Hello? This was 8 PM. The driver was long gone.
Approaching the library, I passed a Buddhist monk on the sidewalk under the oak trees. He's one of the graduate students, and a scholarly, pleasant person; his brown-robed presence on campus is a grace note of timelessness amid the flux of undergraduate fashions in clothing. This particular evening, in the shadows under the trees, a cell phone in his hand gave off a blue glow.
Later in the evening, I had occasion go up the stairs near the library circulation desk where I work. On the landing between first and second floors I discovered part of the new art installation in the library. The installation has components in different locations. Each consists of a large number of old hardback books, elaborately stacked against a wall, spines facing out and painted with pictures of animals and other things. Two lofty, curvy trees rise against the flat faces of high columns near the front door. Near the back door, a woozy clutch of skyscrapers rests against a wall; a cartoon horse sits or slides on the slanted roof of one of the skyscrapers. In the stairwell, four mice scamper around a white giraffe.

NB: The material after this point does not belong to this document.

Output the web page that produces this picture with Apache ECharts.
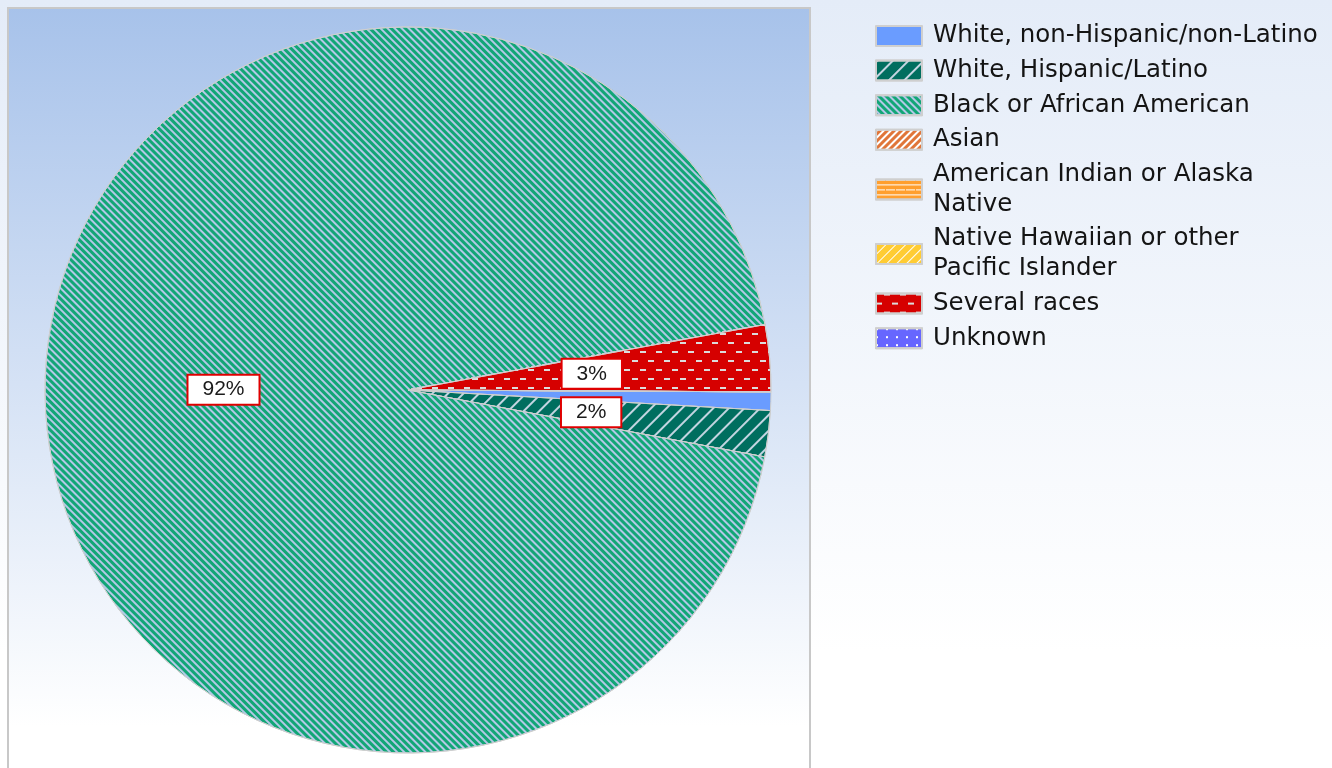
<!DOCTYPE html>
<html>
<head>
<meta charset="utf-8">
<script src="https://cdn.jsdelivr.net/npm/echarts@6/dist/echarts.min.js"></script>
<style>
html,body{margin:0;padding:0;background:#fff;}
#chart{width:1332px;height:768px;}
</style>
</head>
<body>
<div id="chart"></div>
<script>
// ---- data ----
const categories = [
  'White, non-Hispanic/non-Latino',
  'White, Hispanic/Latino',
  'Black or African American',
  'Asian',
  'American Indian or Alaska Native',
  'Native Hawaiian or other Pacific Islander',
  'Several races',
  'Unknown'
];
const values = [0.8, 2.0, 92, 0, 0, 0, 2.9, 0];
const legendLines = [
  'White, non-Hispanic/non-Latino',
  'White, Hispanic/Latino',
  'Black or African American',
  'Asian',
  'American Indian or Alaska\nNative',
  'Native Hawaiian or other\nPacific Islander',
  'Several races',
  'Unknown'
];

// ---- styles ----
const colors = ['#6a9cff', '#006e5f', '#12a676', '#e0763a', '#ff9f2e', '#ffcc33', '#d60000', '#6666ff'];
const decals = [
  null,
  {symbol: 'rect', symbolSize: 1, color: 'rgba(205,218,232,0.95)', dashArrayX: [1, 0], dashArrayY: [2, 9], rotation: -Math.PI / 4},
  {symbol: 'rect', symbolSize: 1, color: '#b3c8e6', dashArrayX: [1, 0], dashArrayY: [2, 3], rotation: Math.PI / 4},
  {symbol: 'rect', symbolSize: 1, color: '#ffffff', dashArrayX: [1, 0], dashArrayY: [2, 3], rotation: -Math.PI / 4},
  {symbol: 'rect', symbolSize: 1, color: '#ffffff', dashArrayX: [[1, 0], [9, 1]], dashArrayY: [1, 4], rotation: 0},
  {symbol: 'rect', symbolSize: 1, color: '#ffffff', dashArrayX: [1, 0], dashArrayY: [1, 6], rotation: -Math.PI / 4},
  {symbol: 'rect', symbolSize: 1, color: '#dcdcdc', dashArrayX: [[6, 10], [0, 8, 6, 2]], dashArrayY: [2, 7], rotation: 0},
  {symbol: 'rect', symbolSize: 1, color: '#ffffff', dashArrayX: [[2, 8]], dashArrayY: [2, 6], rotation: 0}
];

const data = categories.map((name, i) => {
  const item = {
    name: name,
    value: values[i],
    itemStyle: {color: colors[i]},
    label: {show: values[i] > 0}
  };
  if (decals[i]) item.itemStyle.decal = decals[i];
  return item;
});

const chart = echarts.init(document.getElementById('chart'));
chart.setOption({
  animation: false,
  graphic: [
    {
      type: 'rect', z: -10, silent: true,
      shape: {x: 0, y: 0, width: 1332, height: 768},
      style: {fill: new echarts.graphic.LinearGradient(0, 0, 0, 1, [
        {offset: 0, color: '#e4ecf8'}, {offset: 0.85, color: '#ffffff'}, {offset: 1, color: '#ffffff'}
      ])}
    },
    {
      type: 'rect', z: -9, silent: true,
      shape: {x: 8, y: 8, width: 802, height: 780},
      style: {
        fill: new echarts.graphic.LinearGradient(0, 0, 0, 1, [
          {offset: 0, color: '#a7c2ea'}, {offset: 0.92, color: '#ffffff'}, {offset: 1, color: '#ffffff'}
        ]),
        stroke: '#c8c8c8', lineWidth: 2
      }
    }
  ],
  legend: {
    orient: 'vertical',
    left: 870,
    top: 16,
    icon: 'rect',
    itemWidth: 46,
    itemHeight: 20,
    itemGap: 4.6,
    formatter: function (name) { return legendLines[categories.indexOf(name)]; },
    itemStyle: {borderColor: '#cfcfcf', borderWidth: 2},
    textStyle: {
      fontFamily: 'DejaVu Sans',
      fontSize: 24.5,
      lineHeight: 30,
      color: '#141414',
      padding: [0, 0, 0, 6]
    },
    data: categories
  },
  series: [{
    type: 'pie',
    center: [408, 390],
    radius: 363,
    startAngle: 359.7,
    clockwise: true,
    avoidLabelOverlap: false,
    stillShowZeroSum: false,
    itemStyle: {borderColor: '#cfcfcf', borderWidth: 1},
    label: {
      position: 'inside',
      formatter: function (p) { return Math.round(p.value) + '%'; },
      fontFamily: 'Liberation Sans',
      fontSize: 21,
      lineHeight: 22,
      color: '#1a1a1a',
      backgroundColor: '#ffffff',
      borderColor: '#e00000',
      borderWidth: 2,
      padding: [3, 14, 3, 14]
    },
    labelLine: {show: false},
    emphasis: {disabled: true},
    data: data
  }]
});
</script>
</body>
</html>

Some of the book spines ended up under paint. Others are unpainted or only partly painted. You can see, or guess, what the books are. It's a yard-sale hodgepodge of titles by forgotten or famous or infamous authors. All in all, this is an interesting example of modern art, a literary whimsy, heavy on the whimsy. Too much whimsy for some library-goers' tastes. One patron acerbically said, "there's a giraffe painted on a book by Winston Churchill!"
Wonderful world we live in. A world with plenty of wonders, as in, wondrous things. Also things that make you wonder what they mean.